WHAT NEEDS TO BE DONE: Restate the full listing word for word and leave the pictures out.

COLLECTED DATA:
·····

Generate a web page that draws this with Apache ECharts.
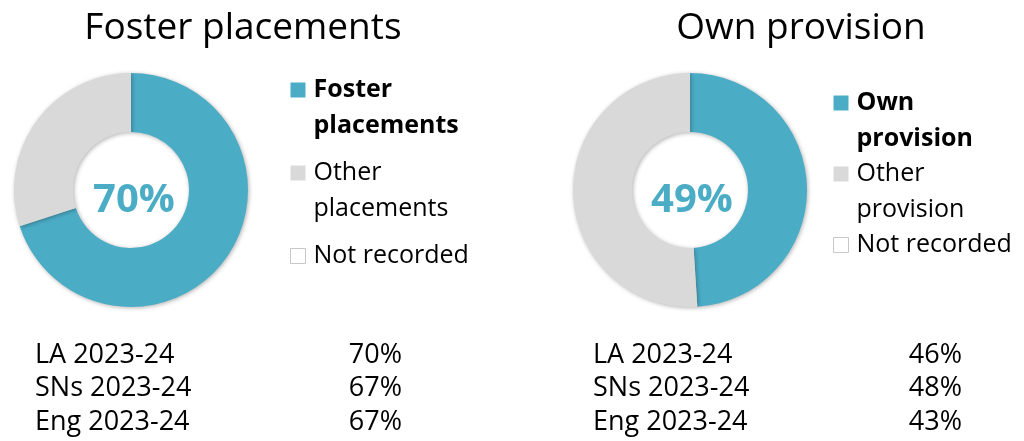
<!DOCTYPE html>
<html>
<head>
<meta charset="utf-8">
<script src="https://cdn.jsdelivr.net/npm/echarts@6/dist/echarts.min.js"></script>
<style>
  html, body { margin: 0; padding: 0; background: #fff; }
  #chart { width: 1024px; height: 441px; }
</style>
</head>
<body>
<div id="chart"></div>
<script>
// data
const fosterNames = ['Foster placements', 'Other placements', 'Not recorded'];
const fosterValues = [70, 30, 0];
const provisionNames = ['Own provision', 'Other provision', 'Not recorded'];
const provisionValues = [49, 51, 0];
const rowLabels = ['LA 2023-24', 'SNs 2023-24', 'Eng 2023-24'];
const fosterRows = ['70%', '67%', '67%'];
const provisionRows = ['46%', '48%', '43%'];

// legend text, wrapped; the blank line keeps the swatch level with the first line
const legendText = {
  'Foster placements': '\nFoster\nplacements',
  'Other placements': '\nOther\nplacements',
  'Own provision': '\nOwn\nprovision',
  'Other provision': '\nOther\nprovision',
  'Not recorded': '\nNot recorded\n'
};

const FONT = '"Open Sans", "Noto Sans", sans-serif';
const BLUE = '#4bacc6';
const GREY = '#d9d9d9';
const colors = [BLUE, GREY, '#ffffff'];

function pieSeries(names, values, cx) {
  return {
    type: 'pie',
    center: [cx, 190],
    radius: [58, 117],
    startAngle: 90,
    clockwise: true,
    silent: true,
    label: { show: false },
    labelLine: { show: false },
    emphasis: { disabled: true },
    itemStyle: {
      shadowBlur: 4, shadowColor: 'rgba(0,0,0,0.3)',
      shadowOffsetX: 1, shadowOffsetY: 1
    },
    data: names.map((n, i) => ({ name: n, value: values[i], itemStyle: { color: colors[i] } }))
  };
}

function legendFor(names, left, top, gap) {
  return {
    orient: 'vertical',
    left: left, top: top,
    padding: 0,
    itemGap: gap,
    itemWidth: 15, itemHeight: 15,
    icon: 'rect',
    selectedMode: false,
    formatter: n => legendText[n],
    textStyle: { fontSize: 25, lineHeight: 36, color: '#000', fontFamily: FONT, padding: [0, 0, 0, 3] },
    data: names.map((n, i) => {
      const item = { name: n };
      if (i === 0) item.textStyle = { fontWeight: 'bold' };
      if (i === 2) item.itemStyle = { color: '#ffffff', borderColor: '#c8c8c8', borderWidth: 1 };
      return item;
    })
  };
}

function centerLabel(value, x) {
  return { type: 'text', x: x, y: 201,
    style: { text: value + '%', fontSize: 40, fontWeight: 'bold', fontFamily: FONT,
      fill: BLUE, align: 'center', verticalAlign: 'middle' } };
}

function tableGraphics(labels, vals, xl, xr) {
  const out = [];
  labels.forEach((l, i) => {
    const y = 355 + i * 33.5;
    out.push({ type: 'text', x: xl, y: y,
      style: { text: l, fontSize: 27, fontFamily: FONT, fill: '#000', align: 'left', verticalAlign: 'middle' } });
    out.push({ type: 'text', x: xr, y: y,
      style: { text: vals[i], fontSize: 27, fontFamily: FONT, fill: '#000', align: 'right', verticalAlign: 'middle' } });
  });
  return out;
}

const chart = echarts.init(document.getElementById('chart'));
chart.setOption({
  animation: false,
  backgroundColor: '#fff',
  title: [
    { text: 'Foster placements', left: 238, top: 5, textAlign: 'center',
      textStyle: { fontSize: 37, fontWeight: 'normal', color: '#000', fontFamily: FONT } },
    { text: 'Own provision', left: 796, top: 5, textAlign: 'center',
      textStyle: { fontSize: 37, fontWeight: 'normal', color: '#000', fontFamily: FONT } }
  ],
  legend: [
    legendFor(fosterNames, 290, 36, -25),
    legendFor(provisionNames, 833, 49, -37)
  ],
  series: [
    pieSeries(fosterNames, fosterValues, 131),
    pieSeries(provisionNames, provisionValues, 690)
  ],
  graphic: [].concat(
    [centerLabel(fosterValues[0], 134), centerLabel(provisionValues[0], 692)],
    tableGraphics(rowLabels, fosterRows, 35, 402),
    tableGraphics(rowLabels, provisionRows, 593, 962)
  )
});
</script>
</body>
</html>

·····

OUTPUT BELOW:
Generate a web page that draws this with Apache ECharts.
<!DOCTYPE html>
<html>
<head>
<meta charset="utf-8">
<script src="https://cdn.jsdelivr.net/npm/echarts@6/dist/echarts.min.js"></script>
<style>
  html, body { margin: 0; padding: 0; background: #fff; }
  #chart { width: 1024px; height: 441px; }
</style>
</head>
<body>
<div id="chart"></div>
<script>
// data
const fosterNames = ['Foster placements', 'Other placements', 'Not recorded'];
const fosterValues = [70, 30, 0];
const provisionNames = ['Own provision', 'Other provision', 'Not recorded'];
const provisionValues = [49, 51, 0];
const rowLabels = ['LA 2023-24', 'SNs 2023-24', 'Eng 2023-24'];
const fosterRows = ['70%', '67%', '67%'];
const provisionRows = ['46%', '48%', '43%'];

// legend text, wrapped; the blank line keeps the swatch level with the first line
const legendText = {
  'Foster placements': '\nFoster\nplacements',
  'Other placements': '\nOther\nplacements',
  'Own provision': '\nOwn\nprovision',
  'Other provision': '\nOther\nprovision',
  'Not recorded': '\nNot recorded\n'
};

const FONT = '"Open Sans", "Noto Sans", sans-serif';
const BLUE = '#4bacc6';
const GREY = '#d9d9d9';
const colors = [BLUE, GREY, '#ffffff'];

function pieSeries(names, values, cx) {
  return {
    type: 'pie',
    center: [cx, 190],
    radius: [58, 117],
    startAngle: 90,
    clockwise: true,
    silent: true,
    label: { show: false },
    labelLine: { show: false },
    emphasis: { disabled: true },
    itemStyle: {
      shadowBlur: 4, shadowColor: 'rgba(0,0,0,0.3)',
      shadowOffsetX: 1, shadowOffsetY: 1
    },
    data: names.map((n, i) => ({ name: n, value: values[i], itemStyle: { color: colors[i] } }))
  };
}

function legendFor(names, left, top, gap) {
  return {
    orient: 'vertical',
    left: left, top: top,
    padding: 0,
    itemGap: gap,
    itemWidth: 15, itemHeight: 15,
    icon: 'rect',
    selectedMode: false,
    formatter: n => legendText[n],
    textStyle: { fontSize: 25, lineHeight: 36, color: '#000', fontFamily: FONT, padding: [0, 0, 0, 3] },
    data: names.map((n, i) => {
      const item = { name: n };
      if (i === 0) item.textStyle = { fontWeight: 'bold' };
      if (i === 2) item.itemStyle = { color: '#ffffff', borderColor: '#c8c8c8', borderWidth: 1 };
      return item;
    })
  };
}

function centerLabel(value, x) {
  return { type: 'text', x: x, y: 201,
    style: { text: value + '%', fontSize: 40, fontWeight: 'bold', fontFamily: FONT,
      fill: BLUE, align: 'center', verticalAlign: 'middle' } };
}

function tableGraphics(labels, vals, xl, xr) {
  const out = [];
  labels.forEach((l, i) => {
    const y = 355 + i * 33.5;
    out.push({ type: 'text', x: xl, y: y,
      style: { text: l, fontSize: 27, fontFamily: FONT, fill: '#000', align: 'left', verticalAlign: 'middle' } });
    out.push({ type: 'text', x: xr, y: y,
      style: { text: vals[i], fontSize: 27, fontFamily: FONT, fill: '#000', align: 'right', verticalAlign: 'middle' } });
  });
  return out;
}

const chart = echarts.init(document.getElementById('chart'));
chart.setOption({
  animation: false,
  backgroundColor: '#fff',
  title: [
    { text: 'Foster placements', left: 238, top: 5, textAlign: 'center',
      textStyle: { fontSize: 37, fontWeight: 'normal', color: '#000', fontFamily: FONT } },
    { text: 'Own provision', left: 796, top: 5, textAlign: 'center',
      textStyle: { fontSize: 37, fontWeight: 'normal', color: '#000', fontFamily: FONT } }
  ],
  legend: [
    legendFor(fosterNames, 290, 36, -25),
    legendFor(provisionNames, 833, 49, -37)
  ],
  series: [
    pieSeries(fosterNames, fosterValues, 131),
    pieSeries(provisionNames, provisionValues, 690)
  ],
  graphic: [].concat(
    [centerLabel(fosterValues[0], 134), centerLabel(provisionValues[0], 692)],
    tableGraphics(rowLabels, fosterRows, 35, 402),
    tableGraphics(rowLabels, provisionRows, 593, 962)
  )
});
</script>
</body>
</html>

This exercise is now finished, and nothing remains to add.